The only option should be to configure Solr to just have a replication
factor of 1 or HDFS to have no replication. I would go for the middle
and configure both to use a factor of 2. This way a single failure in
HDFS and Solr is not a problem. While in 1/3 or 3/1 option a single
server error would bring the collection down.
Setting the HDFS replication factor is a bit tricky as Solr takes in
some places the default replication factor set on HDFS and some times
takes a default from the client side.

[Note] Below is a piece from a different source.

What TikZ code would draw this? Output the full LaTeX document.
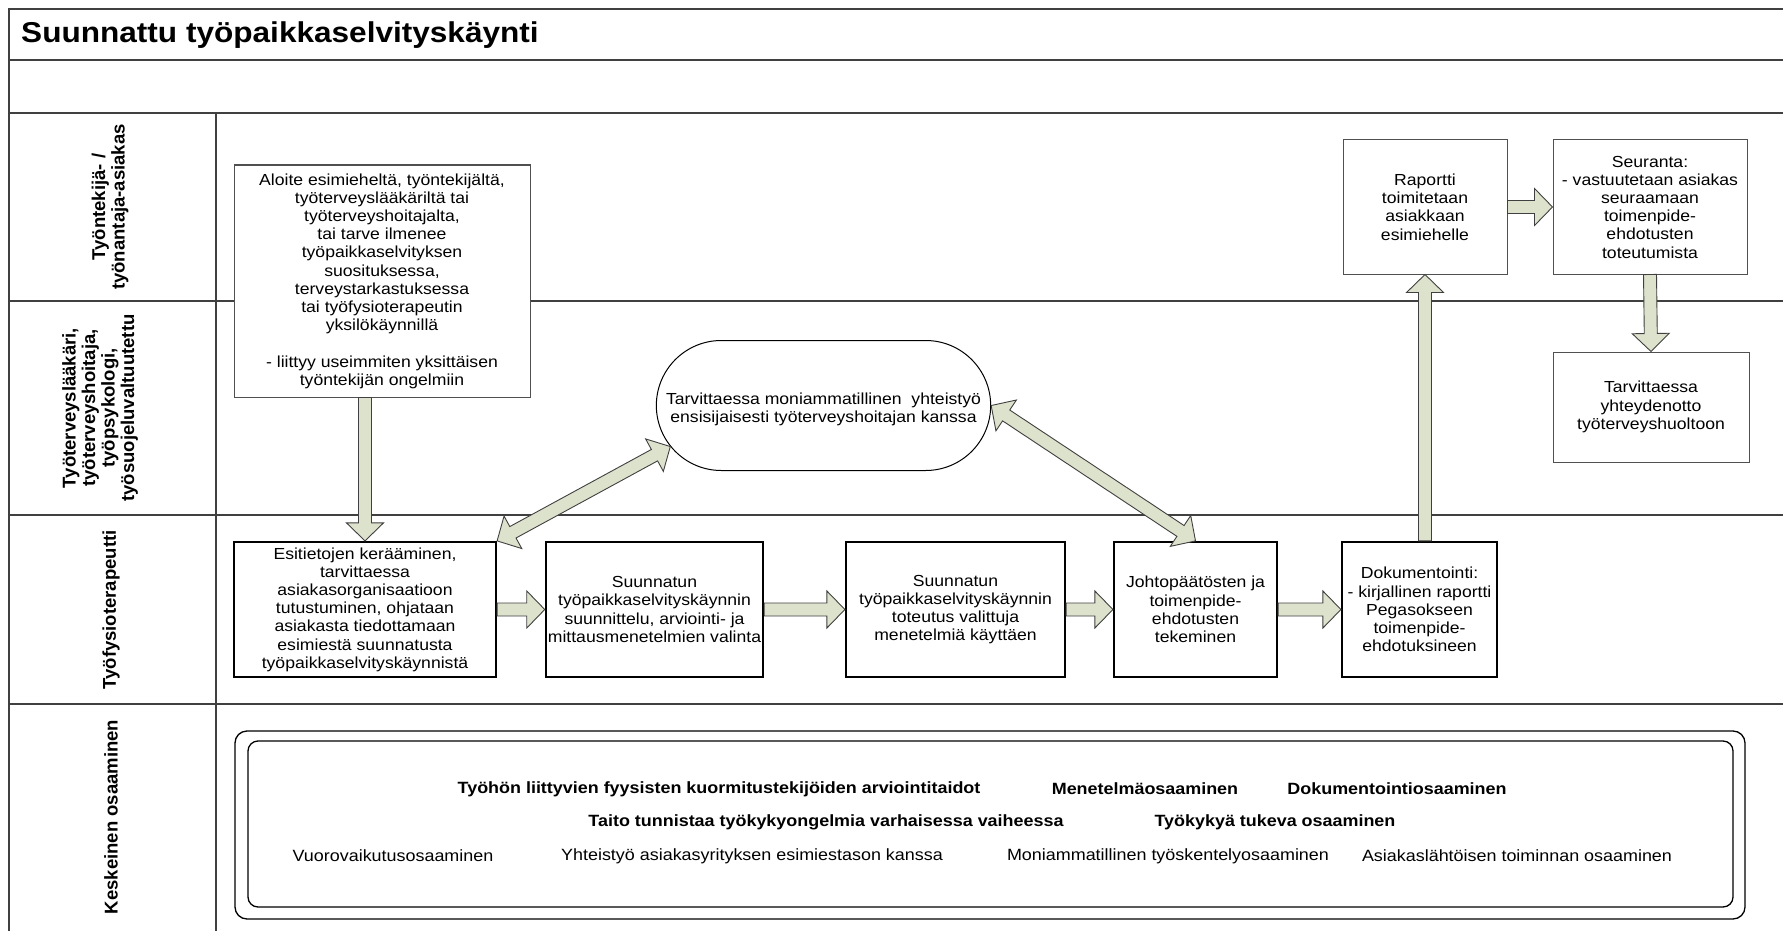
\documentclass[tikz,border=0pt]{standalone}
\usepackage{fontspec}
\setmainfont{Liberation Sans}[FakeStretch=1.1]
\newfontfamily\lanefont{Liberation Sans}
\usetikzlibrary{calc,shapes.misc}

\definecolor{arrowfill}{RGB}{221,226,204}
\definecolor{framegray}{RGB}{64,64,64}
\definecolor{thingray}{RGB}{80,80,80}

\newcommand\bodyfont{\fontsize{16}{18.2}\selectfont}
\def\arrShaft{6.5pt}
\def\arrHead{18.5pt}
\def\arrLen{18pt}

% block arrow with one head, from #1 to #2
\newcommand\flowarrow[2]{%
  \coordinate (fa-h) at ($(#2)!\arrLen!(#1)$);
  \draw[blockarrow] ($(#1)!\arrShaft!90:(#2)$) -- ($(fa-h)!\arrShaft!90:(#2)$)
    -- ($(fa-h)!\arrHead!90:(#2)$) -- (#2) -- ($(fa-h)!\arrHead!-90:(#2)$)
    -- ($(fa-h)!\arrShaft!-90:(#2)$) -- ($(#1)!\arrShaft!-90:(#2)$) -- cycle;}

% block arrow with heads at both ends
\newcommand\twowayarrow[2]{%
  \coordinate (tw-a) at ($(#1)!\arrLen!(#2)$);
  \coordinate (tw-b) at ($(#2)!\arrLen!(#1)$);
  \draw[blockarrow] (#1) -- ($(tw-a)!\arrHead!90:(#2)$) -- ($(tw-a)!\arrShaft!90:(#2)$)
    -- ($(tw-b)!\arrShaft!90:(#2)$) -- ($(tw-b)!\arrHead!90:(#2)$) -- (#2)
    -- ($(tw-b)!\arrHead!-90:(#2)$) -- ($(tw-b)!\arrShaft!-90:(#2)$)
    -- ($(tw-a)!\arrShaft!-90:(#2)$) -- ($(tw-a)!\arrHead!-90:(#2)$) -- cycle;}

\tikzset{
  frameline/.style={draw=framegray, line width=1.6pt},
  thinbox/.style={draw=thingray, line width=1pt, fill=white, align=center,
    font=\bodyfont, inner sep=2pt},
  thickbox/.style={draw=black, line width=2.2pt, fill=white, align=center,
    font=\bodyfont, inner sep=2pt},
  stadium/.style={rounded rectangle, draw=black, line width=1pt, fill=white},
  plaintext/.style={align=center, font=\bodyfont, inner sep=0pt},
  blockarrow/.style={fill=arrowfill, draw=framegray, line width=0.9pt, line join=miter},
  lanelabel/.style={rotate=90, align=center,
    font=\lanefont\bfseries\fontsize{18.5}{19.5}\selectfont},
  panel/.style={draw=black, line width=1.3pt},
  skill/.style={font=\fontsize{16.3}{18}\selectfont, inner sep=0pt},
  skillbold/.style={font=\bfseries\fontsize{16.3}{18}\selectfont, inner sep=0pt}
}

\begin{document}
\begin{tikzpicture}[x=1pt,y=-1pt]
\useasboundingbox (0,0) rectangle (1783,931);

% swimlane frame
\draw[frameline] (9,940) -- (9,9) -- (1790,9);
\foreach \yy in {60,113,301,515,704}
  \draw[frameline] (9,\yy) -- (1790,\yy);
\draw[frameline] (216,113) -- (216,940);

\node[anchor=west, inner sep=0pt, font=\bfseries\fontsize{28.7}{30}\selectfont]
  (title) at (21,35) {Suunnattu työpaikkaselvityskäynti};

% lane headings
\node[lanelabel] (lane1) at (110,207) {Työntekijä- /\\työnantaja-asiakas};
\node[lanelabel] (lane2) at (100,408)
  {Työterveyslääkäri,\\työterveyshoitaja,\\työpsykologi,\\työsuojeluvaltuutettu};
\node[lanelabel] (lane3) at (111,610) {Työfysioterapeutti};
\node[lanelabel] (lane4) at (111,817) {Keskeinen osaaminen};

% process steps
\node[thinbox, minimum width=296pt, minimum height=232pt] (A) at (382,281)
  {Aloite esimieheltä, työntekijältä,\\työterveyslääkäriltä tai\\työterveyshoitajalta,\\
   tai tarve ilmenee\\työpaikkaselvityksen\\suosituksessa,\\terveystarkastuksessa\\
   tai työfysioterapeutin\\yksilökäynnillä\\[18.2pt]- liittyy useimmiten yksittäisen\\
   työntekijän ongelmiin};
\node[stadium, minimum width=341pt, minimum height=130pt] (stad) at (823.5,405.5) {};
\node[plaintext] (stadText) at ($(stad.center)+(0,4)$)
  {Tarvittaessa moniammatillinen\ \ yhteistyö\\ensisijaisesti työterveyshoitajan kanssa};
\node[thickbox, minimum width=262pt, minimum height=135pt] (B) at (365,609.5)
  {Esitietojen kerääminen,\\tarvittaessa\\asiakasorganisaatioon\\tutustuminen, ohjataan\\
   asiakasta tiedottamaan\\esimiestä suunnatusta\\työpaikkaselvityskäynnistä};
\node[thickbox, minimum width=215pt, minimum height=135pt] (C) at (654.5,609.5)
  {Suunnatun\\työpaikkaselvityskäynnin\\suunnittelu, arviointi- ja\\mittausmenetelmien valinta};
\node[thickbox, minimum width=219pt, minimum height=135pt] (D) at (955.5,609.5)
  {Suunnatun\\työpaikkaselvityskäynnin\\toteutus valittuja\\menetelmiä käyttäen};
\node[thickbox, minimum width=163pt, minimum height=135pt] (E) at (1195.5,609.5)
  {Johtopäätösten ja\\toimenpide-\\ehdotusten\\tekeminen};
\node[thickbox, minimum width=155pt, minimum height=135pt] (F) at (1419.5,609.5)
  {Dokumentointi:\\- kirjallinen raportti\\Pegasokseen\\toimenpide-\\ehdotuksineen};
\node[thinbox, minimum width=164pt, minimum height=134pt] (G) at (1425,207)
  {Raportti\\toimitetaan\\asiakkaan\\esimiehelle};
\node[thinbox, minimum width=194pt, minimum height=134pt] (H) at (1650,207)
  {Seuranta:\\- vastuutetaan asiakas\\seuraamaan\\toimenpide-\\ehdotusten\\toteutumista};
\node[thinbox, minimum width=196pt, minimum height=110pt] (I) at (1651,407)
  {Tarvittaessa\\yhteydenotto\\työterveyshuoltoon};

% connectors
\coordinate (AB-start) at (B.north |- A.south);
\flowarrow{AB-start}{B.north}
\flowarrow{B.east}{C.west}
\flowarrow{C.east}{D.west}
\flowarrow{D.east}{E.west}
\flowarrow{E.east}{F.west}
\coordinate (FG-start) at (G.south |- F.north);
\flowarrow{FG-start}{G.south}
\flowarrow{G.east}{H.west}
\flowarrow{H.south}{I.north}
\twowayarrow{B.north east}{stad.195}
\twowayarrow{stad.east}{E.north}

% key competences
\node[panel, rounded corners=12pt, minimum width=1510pt, minimum height=188pt]
  (skillsOuter) at (990,825) {};
\node[panel, rounded corners=10pt, minimum width=1485pt, minimum height=166pt]
  (skillsInner) at (990.5,824) {};
\node[skillbold] (k1) at (719,789) {Työhön liittyvien fyysisten kuormitustekijöiden arviointitaidot};
\node[skillbold] (k2) at (1145,789) {Menetelmäosaaminen};
\node[skillbold] (k3) at (1397,789) {Dokumentointiosaaminen};
\node[skillbold] (k4) at (826,822) {Taito tunnistaa työkykyongelmia varhaisessa vaiheessa};
\node[skillbold] (k5) at (1275,822) {Työkykyä tukeva osaaminen};
\node[skill] (k6) at (393,856) {Vuorovaikutusosaaminen};
\node[skill] (k7) at (752,856) {Yhteistyö asiakasyrityksen esimiestason kanssa};
\node[skill] (k8) at (1168,856) {Moniammatillinen työskentelyosaaminen};
\node[skill] (k9) at (1517,856) {Asiakaslähtöisen toiminnan osaaminen};
\end{tikzpicture}
\end{document}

HDFS allows you to set a
replication factor for every file individually.
regards,
Hendrik
On 07.06.2018 15:30, Shawn Heisey wrote:
On 6/7/2018 6:41 AM, Greenhorn Techie wrote:
As HDFS has got its own replication mechanism, with a HDFS replication
factor of 3, and then SolrCloud replication factor of 3, does that mean
each document will probably have around 9 copies replicated
underneath of
HDFS? If so, is there a way to configure HDFS or Solr such that only
three
copies are maintained overall?
Yes, that is exactly what happens.
SolrCloud replication assumes that each of its replicas is a
completely independent index. I am not aware of anything in Solr's
HDFS support that can use one HDFS index directory for multiple
replicas. At the most basic level, a Solr index is a Lucene index.
Lucene goes to great lengths to make sure that an index *CANNOT* be
used in more than one place.
Perhaps somebody who is more familiar with HDFSDirectoryFactory can
offer you a solution. But as far as I know, there isn't one.
Thanks,
Shawn